Loew was asked by German broadcaster ARD about the World Cup claim and other new allegations that state-backed Russian doping went deeper into soccer than was previously suspected.
Earlier Wednesday, the broadcaster released an interview with WADA investigator Richard McLaren who said FIFA is aware of 155 soccer players in Russia that await analysis.
McLaren told ARD he suspected Russian authorities kept a bank of clean urine samples from footballers to replace tainted ones — a similar system to evade positive doping tests as was used at the 2014 Sochi Olympics.
FIFA declined to comment Wednesday on ARD’s report.

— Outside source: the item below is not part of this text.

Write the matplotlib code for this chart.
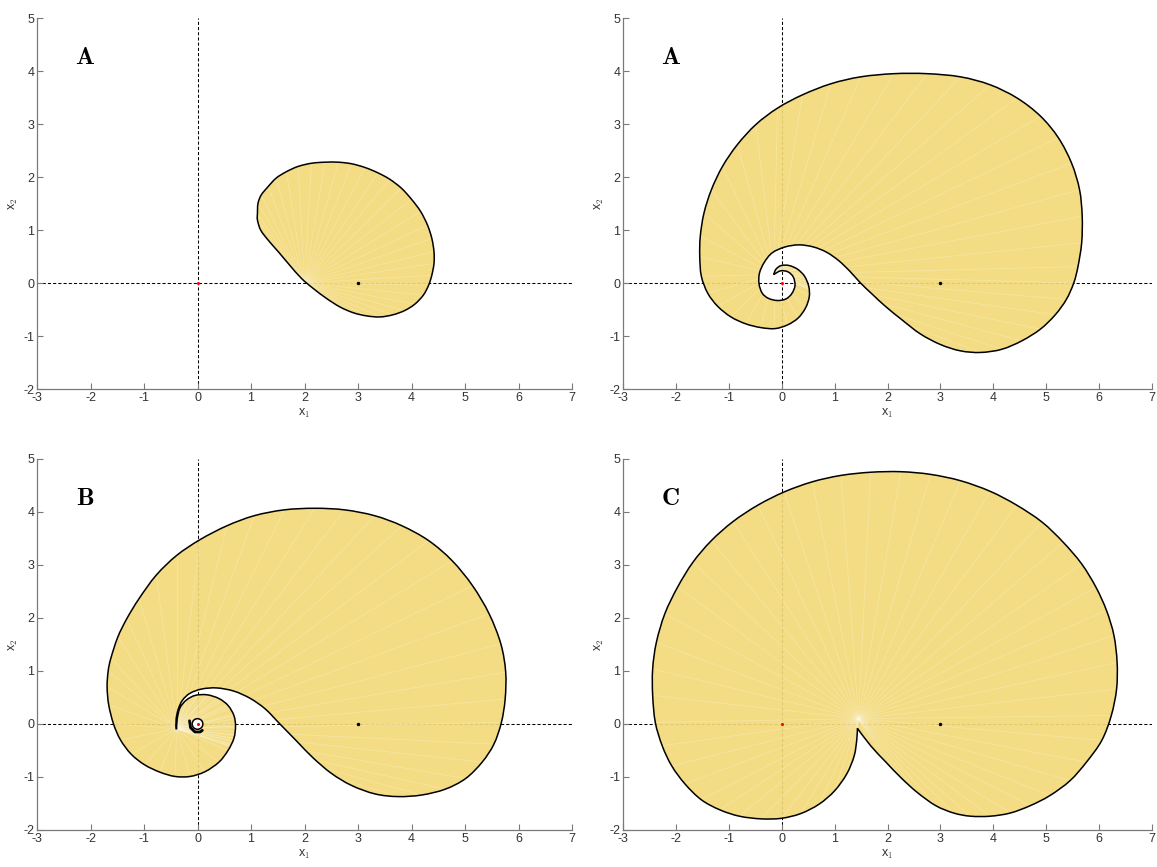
"""Reachable-set style panels: four filled boundaries with dashed axes."""
import matplotlib
matplotlib.use("Agg")
import matplotlib.pyplot as plt
import numpy as np
from matplotlib.path import Path
from matplotlib.patches import Circle, PathPatch
from matplotlib.collections import LineCollection

plt.rcParams["font.family"] = ["Liberation Sans", "DejaVu Sans"]
plt.rcParams["mathtext.fontset"] = "cm"
plt.rcParams["axes.unicode_minus"] = False

# ---- boundary readings (data coords) ----
a1_x = [1.12, 1.13, 1.19, 1.32, 1.47, 1.66, 1.88, 2.13, 2.38, 2.63, 2.88, 3.13, 3.37,
        3.59, 3.81, 4.00, 4.17, 4.30, 4.38, 4.42, 4.42, 4.38, 4.32, 4.22, 4.06, 3.87,
        3.65, 3.41, 3.16, 2.91, 2.66, 2.41, 2.16, 1.94, 1.72, 1.51, 1.32, 1.18, 1.12]
a1_y = [1.31, 1.50, 1.66, 1.82, 1.98, 2.10, 2.20, 2.26, 2.28, 2.28, 2.25, 2.18, 2.08,
        1.96, 1.79, 1.58, 1.35, 1.09, 0.84, 0.59, 0.37, 0.15, -0.04, -0.23, -0.40, -0.52,
        -0.60, -0.64, -0.62, -0.56, -0.45, -0.29, -0.10, 0.09, 0.34, 0.59, 0.81, 1.00, 1.19]

a2_x = [-0.15, -0.11, -0.01, 0.14, 0.30, 0.43, 0.51, 0.52, 0.45, 0.31, 0.11, -0.13,
        -0.40, -0.68, -0.96, -1.21, -1.40, -1.52, -1.55, -1.54, -1.47, -1.33, -1.12,
        -0.84, -0.49, -0.08, 0.39, 0.93, 1.49, 2.12, 2.75, 3.38, 3.94, 4.45, 4.89, 5.23,
        5.48, 5.63, 5.68, 5.67, 5.60, 5.52, 5.38, 5.17, 4.89, 4.54, 4.16, 3.76, 3.38,
        3.00, 2.62, 2.28, 1.96, 1.71, 1.49, 1.29, 1.08, 0.85, 0.60, 0.33, 0.06, -0.18,
        -0.33, -0.42, -0.43, -0.37, -0.25, -0.08, 0.08, 0.19, 0.25, 0.22, 0.12, -0.02]
a2_y = [0.16, 0.26, 0.33, 0.33, 0.26, 0.13, -0.06, -0.26, -0.47, -0.66, -0.79, -0.86,
        -0.84, -0.77, -0.64, -0.44, -0.19, 0.13, 0.50, 0.88, 1.32, 1.76, 2.20, 2.61,
        2.99, 3.30, 3.55, 3.76, 3.89, 3.95, 3.95, 3.89, 3.74, 3.49, 3.15, 2.74, 2.26,
        1.76, 1.26, 0.76, 0.31, 0.00, -0.31, -0.60, -0.87, -1.09, -1.25, -1.31, -1.28,
        -1.16, -0.96, -0.70, -0.44, -0.21, 0.00, 0.22, 0.42, 0.58, 0.68, 0.72, 0.68, 0.57,
        0.39, 0.19, -0.01, -0.19, -0.29, -0.33, -0.30, -0.20, -0.05, 0.11, 0.21, 0.23]

b_x = [-0.39, -0.38, -0.33, -0.21, -0.04, 0.18, 0.40, 0.57, 0.68, 0.71, 0.68, 0.57,
       0.40, 0.14, -0.14, -0.42, -0.70, -0.99, -1.24, -1.44, -1.57, -1.66, -1.69, -1.67,
       -1.62, -1.49, -1.32, -1.09, -0.77, -0.39, 0.05, 0.55, 1.06, 1.62, 2.19, 2.75, 3.31,
       3.82, 4.32, 4.76, 5.14, 5.45, 5.67, 5.76, 5.75, 5.68, 5.54, 5.32, 5.01, 4.63, 4.19,
       3.75, 3.32, 2.88, 2.50, 2.15, 1.86, 1.54, 1.27, 0.99, 0.68, 0.36, 0.08, -0.14,
       -0.28, -0.36, -0.40, -0.40]
b_y = [-0.09, 0.09, 0.30, 0.45, 0.54, 0.55, 0.48, 0.35, 0.16, -0.04, -0.27, -0.50,
       -0.72, -0.90, -0.99, -0.99, -0.91, -0.77, -0.57, -0.30, 0.00, 0.36, 0.70, 1.00,
       1.24, 1.64, 1.99, 2.37, 2.81, 3.18, 3.48, 3.74, 3.93, 4.04, 4.07, 4.04, 3.93, 3.74,
       3.46, 3.08, 2.61, 2.08, 1.51, 0.98, 0.47, 0.03, -0.38, -0.72, -1.03, -1.23, -1.34,
       -1.37, -1.32, -1.16, -0.93, -0.63, -0.33, 0.00, 0.28, 0.48, 0.62, 0.68, 0.66, 0.58,
       0.45, 0.28, 0.09, -0.09]
b_hook_x = [-0.15, -0.13, -0.05, 0.05, 0.09]
b_hook_y = [0.06, -0.07, -0.15, -0.15, -0.12]
b_ring_r = 0.10

c_x = [1.43, 1.68, 1.97, 2.25, 2.56, 2.91, 3.25, 3.57, 3.94, 4.32, 4.70, 5.07, 5.45,
       5.76, 6.05, 6.23, 6.33, 6.34, 6.28, 6.14, 5.94, 5.67, 5.32, 4.92, 4.44, 3.94,
       3.38, 2.81, 2.25, 1.68, 1.12, 0.58, 0.05, -0.45, -0.92, -1.33, -1.68, -1.97,
       -2.21, -2.37, -2.44, -2.44, -2.39, -2.26, -2.08, -1.83, -1.52, -1.17, -0.80,
       -0.39, -0.01, 0.36, 0.71, 1.00, 1.23, 1.37, 1.42]
c_y = [-0.08, -0.41, -0.72, -1.01, -1.29, -1.54, -1.68, -1.74, -1.74, -1.68, -1.54,
       -1.35, -1.07, -0.72, -0.31, 0.16, 0.66, 1.16, 1.67, 2.14, 2.58, 3.02, 3.43, 3.81,
       4.13, 4.39, 4.59, 4.71, 4.76, 4.75, 4.69, 4.57, 4.38, 4.13, 3.82, 3.46, 3.05,
       2.58, 2.08, 1.54, 1.04, 0.54, 0.03, -0.41, -0.79, -1.13, -1.43, -1.62, -1.74,
       -1.79, -1.78, -1.69, -1.51, -1.26, -0.94, -0.60, -0.28]

# where the fill's faint fan lines converge, per panel
fan_origins = [(2.0, 0.0), (-0.15, 0.16), (-0.39, -0.09), (1.45, 0.1)]
# sharp vertices (cusp / tip / hook) that must not be rounded
corners = [[], [0], [0, -1], [0]]

panel_labels = ["A", "A", "B", "C"]
start_point = (0.0, 0.0)
target_point = (3.0, 0.0)

FILL = "#F2D978"


def smooth_path(xs, ys, sharp):
    """Closed Catmull-Rom curve through the read vertices, as cubic Bezier."""
    pts = np.column_stack([xs, ys])
    n = len(pts)
    tang = (np.roll(pts, -1, axis=0) - np.roll(pts, 1, axis=0)) / 6.0
    tang[list(sharp)] = 0.0
    verts, codes = [pts[0]], [Path.MOVETO]
    for i in range(n):
        j = (i + 1) % n
        verts += [pts[i] + tang[i], pts[j] - tang[j], pts[j]]
        codes += [Path.CURVE4] * 3
    verts.append(pts[0])
    codes.append(Path.CLOSEPOLY)
    return Path(np.array(verts), codes)


fig = plt.figure(figsize=(11.57, 8.67), dpi=100)
rects = [
    [0.032, 0.5513, 0.4624, 0.4279],
    [0.5385, 0.5513, 0.4572, 0.4279],
    [0.032, 0.0427, 0.4624, 0.4279],
    [0.5385, 0.0427, 0.4572, 0.4279],
]
shapes = [(a1_x, a1_y), (a2_x, a2_y), (b_x, b_y), (c_x, c_y)]

for rect, (bx, by), lab, origin, sharp in zip(rects, shapes, panel_labels,
                                               fan_origins, corners):
    ax = fig.add_axes(rect)
    ax.axhline(0, color="black", lw=0.75, ls=(0, (3, 2)), zorder=1)
    ax.axvline(0, color="black", lw=0.75, ls=(0, (3, 2)), zorder=1)

    path = smooth_path(bx, by, sharp)
    fill = PathPatch(path, facecolor=FILL, edgecolor="none", alpha=0.92, zorder=2)
    ax.add_patch(fill)
    rays = LineCollection([[origin, (px, py)] for px, py in zip(bx, by)],
                          colors="white", linewidths=0.6, alpha=0.25, zorder=2.5)
    ax.add_collection(rays)
    rays.set_clip_path(fill)
    ax.add_patch(PathPatch(path, facecolor="none", edgecolor="black", lw=1.1, zorder=3))

    if lab == "B":
        ax.add_patch(Circle(start_point, b_ring_r, facecolor="white", edgecolor="black",
                            lw=1.1, zorder=3))
        ax.plot(b_hook_x, b_hook_y, color="black", lw=2.0, zorder=3,
                solid_capstyle="round")
    ax.plot(*start_point, "o", color="red", ms=2.2, mew=0, zorder=4)
    ax.plot(*target_point, "o", color="black", ms=2.5, mew=0, zorder=4)
    ax.text(-2.1, 4.27, r"$\mathbf{%s}$" % lab, fontsize=18, ha="center", va="center")

    ax.set_xlim(-3, 7)
    ax.set_ylim(-2, 5)
    ax.set_xticks(range(-3, 8))
    ax.set_yticks(range(-2, 6))
    for side in ("top", "right"):
        ax.spines[side].set_visible(False)
    for side in ("left", "bottom"):
        ax.spines[side].set_color("#7a7a7a")
        ax.spines[side].set_linewidth(0.9)
    ax.tick_params(direction="in", length=4, width=0.8, color="#7a7a7a",
                   labelsize=9, labelcolor="#333333", pad=2)
    ax.set_xlabel(r"x$_1$", fontsize=9, color="#333333", labelpad=2)
    ax.set_ylabel(r"x$_2$", fontsize=9, color="#333333", labelpad=2)

fig.savefig("out.png", dpi=100)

The Canadian lawyer’s sprawling investigation of the Olympic doping conspiracy implicated more than 1,000 athletes across many sports.
It included evidence in emails and documents of at least 35 cases for FIFA to prosecute.
FIFA has not formally identified any players under suspicion, nor imposed provisional suspensions.
Football leaders in the 2018 World Cup host nation consistently dismiss suggestions of a problem.